Ce n’est pas au Parlement que nous parviendrons à contrecarrer les desseins réactionnaires des classes dirigeantes et de leurs représentants politiques de l’ÖVP, du FPÖ et de NEOS. Le combat doit se mener dans la rue aussi bien que dans les entreprises, écoles et universités, dans les grandes villes comme dans les villages ! Si la direction du SPÖ veut réellement empêcher ce virage à droite, comme n’a cessé de le clamer son chef Christian Kern depuis dans deux semaines dans tout le pays, il n’y a qu’une seule issue possible : mobiliser la jeunesse et les travailleurs et certainement pas favoriser la constitution d’un nouveau gouvernement capitaliste.
Tout le monde sait à quoi s’attendre avec l’ÖVP et le FPÖ : allongement du temps de travail, baisse des retraites et des aides sociales, démantèlement progressif du droit des conventions collectives, renforcement des critères d’obtention du droit au chômage, avantages fiscaux pour les riches, réduction du budget de la santé publique, fermeture des crèches musulmanes, suppression de postes dans l’éducation nationale, renforcement de l’État policier et de la surveillance de la population, reconduction à la frontière quasi-systématique des demandeurs d’asile malgré les dangers que cela représente pour eux…
Il faut donc impérativement réagir face à cette menace. Dans vos quartiers, sur vos lieux de travail, mobilisez-vous, informez. Quant au SPÖ et aux syndicats, s’ils veulent mener le combat contre le prochain gouvernement, ils doivent défendre :
Répartition du travail et réajustement des salaires. Pas d’allongement du temps de travail, bien au contraire ! Création et réaménagement des lieux de travail au service des travailleurs. Nouvelles infrastructures, nouveaux logements, création de crèches, d’écoles et de centres médicaux.
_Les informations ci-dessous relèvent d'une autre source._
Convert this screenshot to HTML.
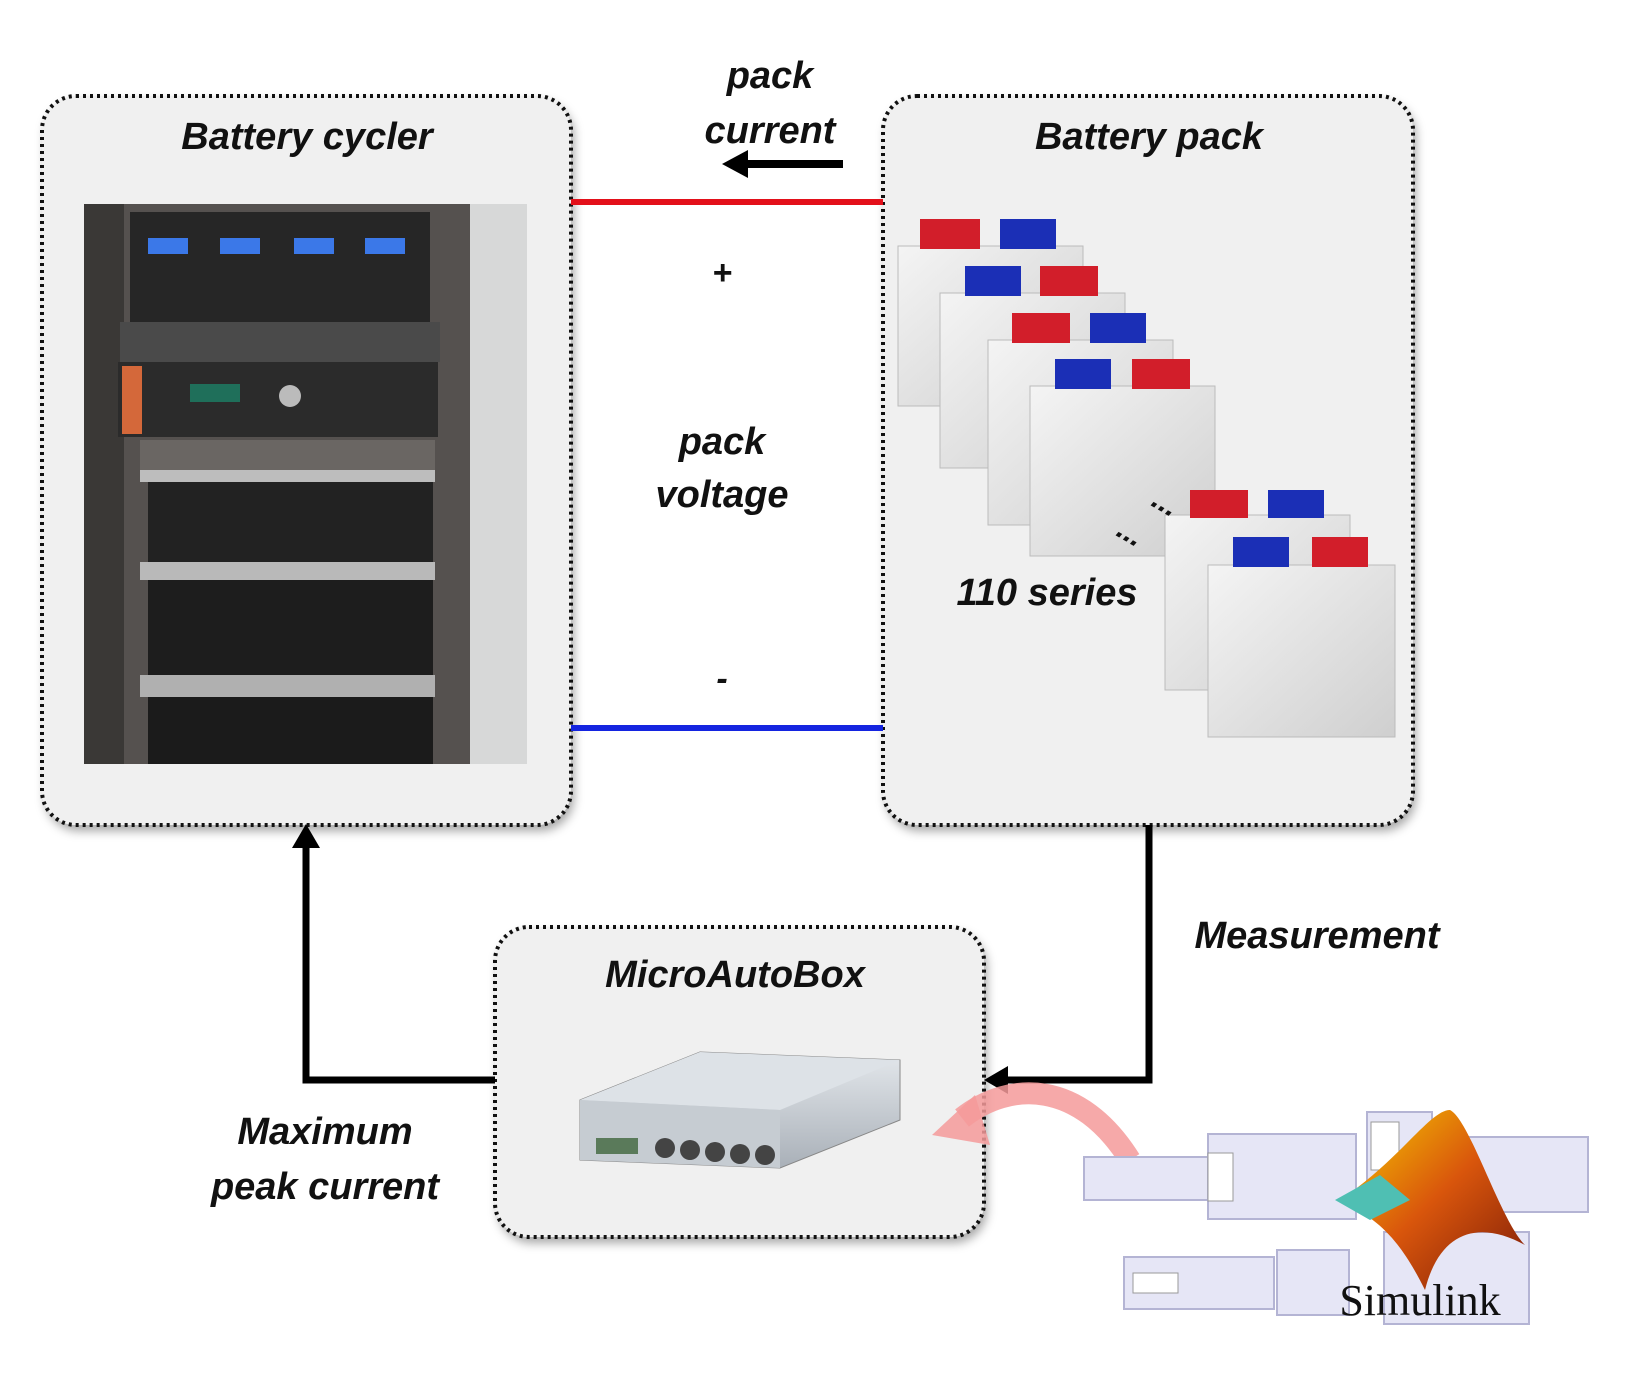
<!DOCTYPE html>
<html><head><meta charset="utf-8"><style>
html,body{margin:0;padding:0;background:#fff;}
svg{display:block;}
text{font-family:"Liberation Sans",Arial,sans-serif;font-weight:bold;font-style:italic;fill:#111;}
</style></head><body>
<svg width="1634" height="1390" viewBox="0 0 1634 1390" xmlns="http://www.w3.org/2000/svg">
<defs>
<filter id="sh" x="-5%" y="-5%" width="115%" height="115%"><feDropShadow dx="3" dy="6" stdDeviation="5" flood-color="#000" flood-opacity="0.35"/></filter>
<linearGradient id="cell" x1="0" y1="0" x2="1" y2="1"><stop offset="0" stop-color="#f4f4f4"/><stop offset="1" stop-color="#cfcfcf"/></linearGradient>
<linearGradient id="mab" x1="0" y1="0" x2="0" y2="1"><stop offset="0" stop-color="#e4e8ec"/><stop offset="1" stop-color="#a9b0b8"/></linearGradient>
<linearGradient id="mat" x1="0" y1="0" x2="1" y2="1"><stop offset="0" stop-color="#f7d000"/><stop offset="0.5" stop-color="#d9560c"/><stop offset="1" stop-color="#7a1a08"/></linearGradient>
</defs>

<!-- boxes -->
<g filter="url(#sh)">
<rect x="42" y="96" width="529" height="729" rx="34" fill="#f0f0f0"/>
<rect x="883" y="96" width="530" height="729" rx="34" fill="#f0f0f0"/>
<rect x="495" y="927" width="489" height="310" rx="34" fill="#f0f0f0"/>
</g>
<g fill="none" stroke="#111" stroke-width="4" stroke-dasharray="3 4">
<rect x="42" y="96" width="529" height="729" rx="34"/>
<rect x="883" y="96" width="530" height="729" rx="34"/>
<rect x="495" y="927" width="489" height="310" rx="34"/>
</g>

<!-- titles -->
<text x="307" y="149" font-size="38" text-anchor="middle">Battery cycler</text>
<text x="1149" y="149" font-size="38" text-anchor="middle">Battery pack</text>
<text x="735" y="987" font-size="38" text-anchor="middle">MicroAutoBox</text>
<text x="770" y="88" font-size="38" text-anchor="middle">pack</text>
<text x="770" y="143" font-size="38" text-anchor="middle">current</text>
<text x="722" y="454" font-size="38" text-anchor="middle">pack</text>
<text x="722" y="507" font-size="38" text-anchor="middle">voltage</text>
<text x="722" y="284" font-size="34" text-anchor="middle" font-style="normal">+</text>
<text x="722" y="690" font-size="34" text-anchor="middle" font-style="normal">-</text>
<text x="1047" y="605" font-size="38" text-anchor="middle">110 series</text>
<text x="1317" y="948" font-size="38" text-anchor="middle">Measurement</text>
<text x="325" y="1144" font-size="38" text-anchor="middle">Maximum</text>
<text x="325" y="1199" font-size="38" text-anchor="middle">peak current</text>

<!-- power lines -->
<line x1="571" y1="202" x2="883" y2="202" stroke="#e3101a" stroke-width="6"/>
<line x1="571" y1="728" x2="883" y2="728" stroke="#1424e0" stroke-width="6"/>
<line x1="745" y1="164" x2="843" y2="164" stroke="#000" stroke-width="8"/>
<polygon points="722,164 748,150 748,178" fill="#000"/>

<!-- connectors -->
<polyline points="1149,825 1149,1080 1005,1080" fill="none" stroke="#000" stroke-width="7"/>
<polygon points="984,1080 1008,1066 1008,1094" fill="#000"/>
<polyline points="495,1080 306,1080 306,845" fill="none" stroke="#000" stroke-width="7"/>
<polygon points="306,824 292,848 320,848" fill="#000"/>

<!-- cycler photo -->
<rect x="84" y="204" width="443" height="560" fill="#55514f"/>
<rect x="84" y="204" width="40" height="560" fill="#3a3836"/>
<rect x="470" y="204" width="57" height="560" fill="#d7d8d8"/>
<rect x="130" y="212" width="300" height="110" fill="#262626"/>
<g fill="#3b78e8"><rect x="148" y="238" width="40" height="16"/><rect x="220" y="238" width="40" height="16"/><rect x="294" y="238" width="40" height="16"/><rect x="365" y="238" width="40" height="16"/></g>
<rect x="120" y="322" width="320" height="40" fill="#4a4a4a"/>
<rect x="118" y="362" width="320" height="75" fill="#2b2b2b"/>
<rect x="122" y="366" width="20" height="68" fill="#d4683a"/>
<rect x="190" y="384" width="50" height="18" fill="#1f6f5a"/>
<circle cx="290" cy="396" r="11" fill="#bbb"/>
<rect x="140" y="440" width="295" height="40" fill="#6a6663"/>
<rect x="140" y="470" width="295" height="12" fill="#bdbdbd"/>
<rect x="148" y="482" width="285" height="80" fill="#222"/>
<rect x="140" y="562" width="295" height="18" fill="#b9b9b9"/>
<rect x="148" y="580" width="285" height="95" fill="#1d1d1d"/>
<rect x="140" y="675" width="295" height="22" fill="#b0b0b0"/>
<rect x="148" y="697" width="285" height="67" fill="#1b1b1b"/>

<!-- cells -->
<g>
<rect x="898" y="246" width="185" height="160" fill="url(#cell)" stroke="#bbb"/><rect x="920" y="219" width="60" height="30" fill="#d21e2a"/><rect x="1000" y="219" width="56" height="30" fill="#1b2fb6"/>
<rect x="940" y="293" width="185" height="175" fill="url(#cell)" stroke="#bbb"/><rect x="965" y="266" width="56" height="30" fill="#1b2fb6"/><rect x="1040" y="266" width="58" height="30" fill="#d21e2a"/>
<rect x="988" y="340" width="185" height="185" fill="url(#cell)" stroke="#bbb"/><rect x="1012" y="313" width="58" height="30" fill="#d21e2a"/><rect x="1090" y="313" width="56" height="30" fill="#1b2fb6"/>
<rect x="1030" y="386" width="185" height="170" fill="url(#cell)" stroke="#bbb"/><rect x="1055" y="359" width="56" height="30" fill="#1b2fb6"/><rect x="1132" y="359" width="58" height="30" fill="#d21e2a"/>
<rect x="1165" y="515" width="185" height="175" fill="url(#cell)" stroke="#bbb"/><rect x="1190" y="490" width="58" height="28" fill="#d21e2a"/><rect x="1268" y="490" width="56" height="28" fill="#1b2fb6"/>
<rect x="1208" y="565" width="187" height="172" fill="url(#cell)" stroke="#bbb"/><rect x="1233" y="537" width="56" height="30" fill="#1b2fb6"/><rect x="1312" y="537" width="56" height="30" fill="#d21e2a"/>
<text x="1150" y="505" font-size="30" font-style="normal" transform="rotate(30 1150 505)">...</text>
<text x="1115" y="535" font-size="30" font-style="normal" transform="rotate(30 1115 535)">...</text>
</g>

<!-- MicroAutoBox device -->
<polygon points="580,1100 700,1052 900,1060 900,1120 780,1168 580,1160" fill="url(#mab)" stroke="#888"/>
<polygon points="580,1100 700,1052 900,1060 780,1110" fill="#dde2e7"/>
<polygon points="580,1100 780,1110 780,1168 580,1160" fill="#c6ccd2"/>
<g fill="#444"><circle cx="665" cy="1148" r="10"/><circle cx="690" cy="1150" r="10"/><circle cx="715" cy="1152" r="10"/><circle cx="740" cy="1154" r="10"/><circle cx="765" cy="1155" r="10"/></g>
<rect x="596" y="1138" width="42" height="16" fill="#5a7a5a"/>

<!-- pink curved arrow -->
<path d="M1130,1160 C1080,1080 1010,1080 962,1118" fill="none" stroke="#f49a9a" stroke-width="22" opacity="0.85"/>
<polygon points="932,1135 975,1095 990,1145" fill="#f49a9a" opacity="0.85"/>

<!-- Simulink -->
<g fill="#e6e6f6" stroke="#b4b4d4" stroke-width="2">
<rect x="1084" y="1157" width="130" height="43"/>
<rect x="1208" y="1134" width="148" height="85"/>
<rect x="1367" y="1112" width="65" height="90"/>
<rect x="1440" y="1137" width="148" height="75"/>
<rect x="1124" y="1257" width="150" height="52"/>
<rect x="1277" y="1250" width="72" height="65"/>
<rect x="1384" y="1232" width="145" height="92"/>
</g>
<g fill="#fff" stroke="#999"><rect x="1208" y="1153" width="25" height="48"/><rect x="1133" y="1273" width="45" height="20"/><rect x="1371" y="1122" width="28" height="48"/></g>
<path d="M1340,1200 C1400,1160 1430,1110 1450,1110 C1470,1120 1500,1220 1525,1245 C1480,1220 1440,1230 1425,1290 C1400,1240 1380,1220 1340,1200 Z" fill="url(#mat)"/>
<polygon points="1335,1200 1380,1175 1410,1200 1370,1220" fill="#4fbfb3"/>
<text x="1420" y="1315" font-size="44" text-anchor="middle" font-family="Liberation Serif,serif" style="font-family:'Liberation Serif',serif;font-weight:normal;font-style:normal">Simulink</text>
</svg>
</body></html>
Indexation des salaires sur l’inflation ! Mise en place d’un panier de la ménagère réaliste pour le consommateur, en fonction de sa situation de travail, avec ou sans emploi, par le biais de comités. Baisse des loyers. Réaffectation des logements ou autres biens immobiliers vacants à la population. Ils ne servent que d’objets de spéculation !
Plus de représentation des syndicats ou des comités d’entreprise pour les travailleurs et étudiants réfugiés. Ils ont le droit de vivre et de travailler comme n’importe quel citoyen autrichien.
Accès à la formation pour tous les enseignants. Réduction du nombre d’élèves par classe. Éveil aux langues étrangères dès l’école maternelle !
Séparation totale de l’Église et de l’État. Aucune propagande religieuse dans les établissements publics. Chacun a le droit de pratiquer sa religion comme il l’entend mais sans aide de l’État.
Aucune présence militaire ou policière à l’étranger. Et par extension, fin de toutes les opérations militaires à l’étranger. Nous devons nous opposer à toute forme d’impérialisme en Autriche ou ailleurs ! Aucune participation aux opérations de Frontex !
Organisation de comités élus démocratiquement et ouverts à tous les travailleurs pour débattre des revendications.